6) régulation de l’environnement et de notre bien commun : finalement la dernière série de mesure proposée par Kervick est de réaffirmer la nécessaire régulation publique du bien commun, et en particulier de l’intégrité écologique de la planète qui est menacée par le modèle économique actuel.
Je n’ai fait ici que résumer les idées phares de Dan Kervick. Il vaut la peine d’aller consulter son argumentation qui, toute entière, repose sur l’absolue nécessité de renouveler notre vie démocratique comme stratégie pour sortir du régime ploutocratique.

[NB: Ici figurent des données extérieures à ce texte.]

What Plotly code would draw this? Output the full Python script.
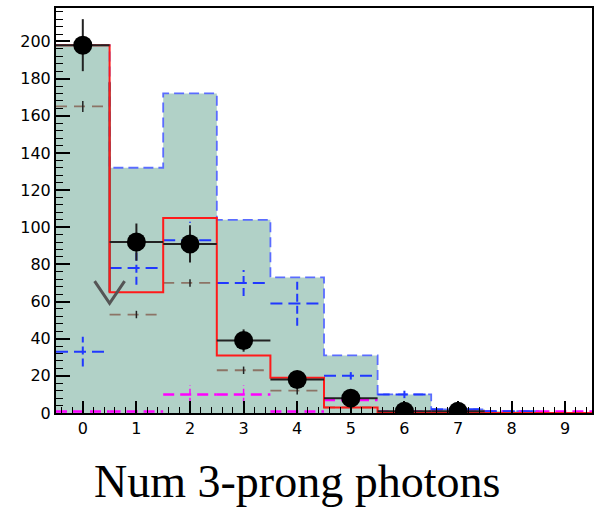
import plotly.graph_objects as go

# ---------------- data ----------------
bins = [0, 1, 2, 3, 4, 5, 6, 7, 8, 9]
bin_edges = [-0.5, 0.5, 1.5, 2.5, 3.5, 4.5, 5.5, 6.5, 7.5, 8.5, 9.5]

shaded_total = [198, 132, 172, 104, 73, 31, 10, 2, 1, 0]      # filled histogram, blue dashed outline
red_hist = [198, 65, 105, 31, 19, 3, 0, 0, 0, 0]              # red solid histogram

data_vals = [198, 92, 91, 39, 18, 8, 1, 1, 0, 0]               # black points
data_err = [14, 10, 10, 6, 4.5, 3, 1, 1, 0, 0]

blue_vals = [33, 78, 93, 70, 59, 20, 10, 2, 1, 0]              # blue dashed crosses
blue_err = [8, 9, 10, 7, 12, 2, 2, 1, 0, 0]

brown_vals = [165, 53, 70, 23, 12, 3, 0, 0, 0, 0]             # brown dashed crosses
brown_err = [3, 2, 2, 2, 2, 1, 0, 0, 0, 0]

magenta_vals = [0.8, 0.8, 10, 10, 0.8, 7, 0.8, 0.8, 0.8, 0.8]  # magenta dashed crosses
magenta_err = [0, 0, 5, 5, 0, 3, 0, 0, 0, 0]

black_edge_x = [0.5, 0.5]                                      # stray black histogram edge
black_edge_y = [178, 65]

arrow_x = [0.22, 0.5, 0.78]                                    # grey "V" marker
arrow_y = [71, 59, 71]

x_ticks = [0, 1, 2, 3, 4, 5, 6, 7, 8, 9]
y_ticks = [0, 20, 40, 60, 80, 100, 120, 140, 160, 180, 200]
title_text = "Num 3-prong photons"

# ---------------- helpers ----------------
def step_xy(vals):
    xs = list(bin_edges)
    ys = list(vals) + [vals[-1]]
    return xs, ys

def hsegs(vals):
    xs, ys = [], []
    for c, v in zip(bins, vals):
        xs += [c - 0.5, c + 0.5, None]
        ys += [v, v, None]
    return xs, ys

def vsegs(vals, errs):
    xs, ys = [], []
    for c, v, e in zip(bins, vals, errs):
        if e > 0:
            xs += [c, c, None]
            ys += [v - e, v + e, None]
    return xs, ys

fig = go.Figure()

# filled histogram
sx, sy = step_xy(shaded_total)
fig.add_trace(go.Scatter(x=sx, y=sy, mode="lines", line_shape="hv",
                         fill="tozeroy", fillcolor="#b1d1c7",
                         line=dict(color="#5a6cff", width=1.8, dash="10px,5px")))

# magenta crosses
mx, my = hsegs(magenta_vals)
fig.add_trace(go.Scatter(x=mx, y=my, mode="lines",
                         line=dict(color="#ff00ff", width=2.5, dash="11px,6px")))
mvx, mvy = vsegs(magenta_vals, magenta_err)
fig.add_trace(go.Scatter(x=mvx, y=mvy, mode="lines",
                         line=dict(color="#ff00ff", width=1.5, dash="6px,3px")))

# brown crosses
bx, by = hsegs(brown_vals)
fig.add_trace(go.Scatter(x=bx, y=by, mode="lines",
                         line=dict(color="#8c7466", width=1.8, dash="11px,7px")))
bvx, bvy = vsegs(brown_vals, brown_err)
fig.add_trace(go.Scatter(x=bvx, y=bvy, mode="lines",
                         line=dict(color="#222222", width=1.5)))

# blue crosses
ux, uy = hsegs(blue_vals)
fig.add_trace(go.Scatter(x=ux, y=uy, mode="lines",
                         line=dict(color="#2038ff", width=2, dash="12px,6px")))
uvx, uvy = vsegs(blue_vals, blue_err)
fig.add_trace(go.Scatter(x=uvx, y=uvy, mode="lines",
                         line=dict(color="#2038ff", width=2, dash="8px,4px")))

# stray black edge
fig.add_trace(go.Scatter(x=black_edge_x, y=black_edge_y, mode="lines",
                         line=dict(color="#222222", width=2)))

# red histogram
rx, ry = step_xy(red_hist)
fig.add_trace(go.Scatter(x=rx, y=ry, mode="lines", line_shape="hv",
                         line=dict(color="#ff1a1a", width=2)))

# black data points
pts = [i for i, v in enumerate(data_vals) if v > 0]
fig.add_trace(go.Scatter(
    x=[bins[i] for i in pts], y=[data_vals[i] for i in pts], mode="markers",
    marker=dict(color="black", size=19),
    error_y=dict(type="data", array=[data_err[i] for i in pts], color="#222222",
                 thickness=2, width=0),
    error_x=dict(type="data", array=[0.5 for _ in pts], color="#222222",
                 thickness=2, width=0)))

# grey V marker
fig.add_trace(go.Scatter(x=arrow_x, y=arrow_y, mode="lines",
                         line=dict(color="#555555", width=3)))

axis_font = dict(family="DejaVu Sans, Liberation Sans, sans-serif", size=16, color="black")

fig.update_layout(
    width=600, height=507,
    margin=dict(l=56, r=6, t=8, b=94),
    paper_bgcolor="white", plot_bgcolor="white",
    showlegend=False,
    xaxis=dict(range=[-0.5, 9.5], tickvals=x_ticks, ticks="inside", ticklen=12,
               tickwidth=1.5, tickcolor="black",
               minor=dict(dtick=0.2, ticklen=6, ticks="inside", tickwidth=1.2,
                          tickcolor="black"),
               showline=True, mirror=True, linecolor="black", linewidth=2,
               showgrid=False, zeroline=False, tickfont=axis_font),
    yaxis=dict(range=[0, 218], tickvals=y_ticks, ticks="inside", ticklen=14,
               tickwidth=1.5, tickcolor="black",
               minor=dict(dtick=4, ticklen=7, ticks="inside", tickwidth=1.2,
                          tickcolor="black"),
               showline=True, mirror=True, linecolor="black", linewidth=2,
               showgrid=False, zeroline=False, tickfont=axis_font,
               ticklabelstandoff=0),
    annotations=[dict(text=title_text, xref="paper", yref="paper",
                      x=(297.5 - 56) / 538, y=(413 - 481) / 405,
                      xanchor="center", yanchor="middle", showarrow=False,
                      font=dict(family="Liberation Serif, Times New Roman, serif",
                                size=46, color="black"))],
)

fig.write_html("out.html")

Juste une remarque concernant la quatrième proposition de DK. Ce n’est pas parce que les Etats se financent « sur les marchés » en émettant des titres que le financement n’est plus assuré par une création monétaire. En effet, les banques souscrivent des titres publics ou en achètent en Bourse, ce qui se fait toujours en créant de la monnaie. Ce qui a changé, c’est que ce n’est plus le couple Etat-banque centrale qui fixe le taux auquel les banques domestiques souscrivent (sous forme de bons en compte courant à la Banque centrale), mais « les marchés » (via les taux implicites déduits des cours qui s’y forment pour les anciens titres. C’est ainsi l’internationalisation du financement courant des Etats qui est la nouveauté qui nous aconduit à la crise actuelle ou prévisible.